Khrysis is a producer from North Carolina that made a name for himself in the 2000s as part of The Away Team and the wider NC collective Justus League (alongside 9th Wonder and Little Brother). Much like Ayatollah before him, he has amassed a portfolio of neck-snapping beats throughout his career, often without being recognized for the sheer amount of heat he has cooked up. Many may wax lyrical about Little Brother and attribute their work to 9th Wonder, but Khrysis laced Phonte and Big Pooh with “Watch Me”, probably the best beat on “The Minstrel Show”. He gave Sean Price “Onion Head” and did a bunch of songs on “Jesus Price Supastar“, dropped a brilliant album with Elzhi, and is a key reason for the successful return of Little Brother in 2019. Hell, that might even be my favorite Little Brother album! I also recommend listening to DJ Rhettmatic’s “Khrysis on the Boards With the Heat” mixtape which sees the Beat Junkie juggling and blending some of Khrysis’ classic beats.
“The Hour of Khrysis” is in the vein of Pete Rock’s “Soul Survivor” series – amass a bunch of notable guests to rock out over your production. Much like Pete, there are moments of self-indulgence that threaten to derail potentially special ideas. The first track is Khrysis rapping and it’s decent, but not why you picked up a Khrysis record. He even gets on a track with Busta Rhymes and Pharoahe Monch that is as chaotic as that combination sounds. Khrysis drifts between impersonations of both Busta and Black Thought, before Pharoahe Monch inserts his alliterative style in with what is a standout verse of 2021. Why was nobody talking about this verse? Even Busta Rhymes’ closing verse, as raucous as it is, isn’t quite as impressive. A similarly satisfying song is Sa-Roc and Rapsody’s “The Disrespect”, easily the best song on the whole project.
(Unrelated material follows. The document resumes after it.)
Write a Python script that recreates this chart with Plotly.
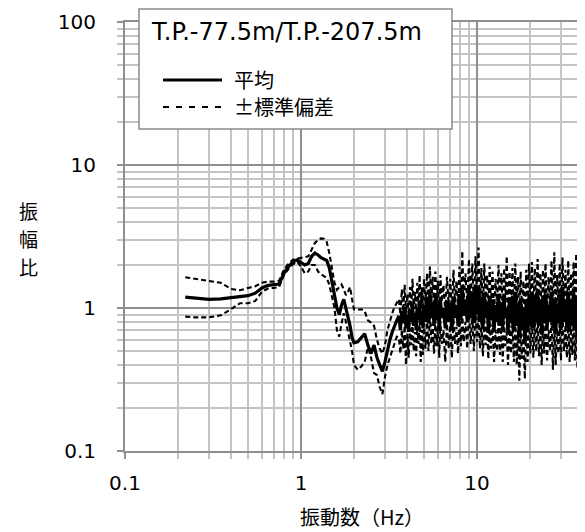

There aren’t many emcees that make you feel every word they utter, but both Rapsody and Sa-Roc have an emotional availability along with their impressive verbiage that simply screams star quality. Without leaning too far into gender wars, the decision to put this song straight after the Busta and Pharoahe one only helps to highlight Rapsody and Sa-Roc are on that level.
“The disrespect…I get more credit from AMEX, used to dread such honesty now I feel like I’m 6lack”— Rapsody on “The Disrespect”
The beat has a haunting grounded quality to it that sounds like old Rapsody – no surprise given Khrysis has actually contributed to every Rapsody album. Another track that reiterates the brand of sore neck hip-hop is De La Soul’s “Mr. Big Mouth II”. Good Lord. Much like a baby elephant, this will have your trunk rattling away with pure joy. Lyrically, it’s nothing to write home about, especially when it comes to De La Soul’s pedigree, so they merely pay lip service to the piano loop. But what a loop!
Aside from these heavyweight moments, the rest of the album varies in quality, not necessarily from Khrysis but from the guest appearances. Sean Boog’s return on “The Return” is a solid reminder of the Away Team’s earlier success, even if it does sound more like a Kev Brown track. I like Problem’s “Why”, more so than the Evidence effort “Asylum”, which I never thought I’d say. The latter just never really gets going, from a musical standpoint, and because it’s only ninety seconds long. Chi Ali and Geechi Suede both appear on some great production but don’t really leave a lasting impression. Del Tha Funkee Homosapien gets the most traditional beat on “Keep Walkin’ On”, and because he has so much character (and injects inflection into his bars) he steals the show as far as solo tracks go. He takes the fairly ordinary theme of music industry bullshit and puts a positive spin on what is usually a bitter topic.
“The Hour of Khrysis” certainly has its moments, but there aren’t enough of the heavyweight performances his career truly deserves. It’s crying out for a Little Brother or Elzhi moment – something that is unmistakeably underground yet still matches up to the sheer oomph of a Khrysis production. It can’t be argued that Khrysis isn’t still on the boards with the heat; the levels aren’t quite hot, sizzling, scorching, or torching, but it will keep any hip-hop head suitably warm for a while.